Zinke Coming to Town

Much-Investigated Former Interior Secretary to Bestow Republican Award

Ryan Zinke | Credit: Paul Wellman (file)

Donald Trump’s former Interior Secretary Ryan Zinke — forced to resign amid a series of alleged ethics violation — will be descending on the Goleta Elks Lodge on Kellogg Avenue this Saturday evening to bestow a patriotic award on a local Republican Party activist — and deliver a speech on how the fight for freedom is never over. For $150, Zinke will have his photo taken with attendees; the price of admission is $100. Mike Stoker, a former Santa Barbara County Supervisor and West Coast regional director of the Environmental Protection Agency will be acting as emcee.

The event is hosted by The Friends of Santa Barbara to honor Albert Mercado, a member of the Republican Central Committee who during his long career played a helping role in crafting the first lunar landing vehicle. Mercado was born in Italy, raised in Bolivia, and emigrated to the United States.

The event comes one day after Santa Barbara observes its second climate strike. In the past two weeks, the EPA has attacked California’s legal right to impose tougher tailpipe emission and mileage standards than other states. California has enjoyed this special right for 50 years. When the Trump administration sought to roll back fuel economy standards from 54 miles per gallon to 37, California air quality officials negotiated separate agreements with four of the major automakers, who agreed to 50 miles per gallon. That prompted the recent legal attack by the Trump White House. In addition, the EPA has also threatened to withhold hundreds of millions of dollars in federal freeway revenues, alleging that more than 100 of the state’s air quality plans fail to pass federal muster.

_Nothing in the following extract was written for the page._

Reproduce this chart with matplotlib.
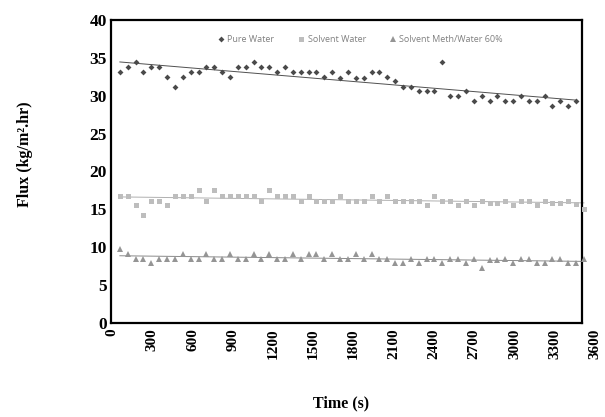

Despite this history, Santa Barbara climate-change activists have no plans to protest the Stoker-Zinke event. As Secretary of Interior, Zinke pursued an aggressively pro-oil policy, attempting to open up federal waters off the coast to new oil development. He also sought to reduce the size of the Carrizo Plain National Monument to allow more onshore oil development. Zinke is a frequent visitor to Santa Barbara; the family of his wife Lola Zinke, live here.

[Update: Sept. 27, 2019] ForestWatch announced today it would be holding a rally at the Elks Lodge in advance of the Zinke-Stoker event.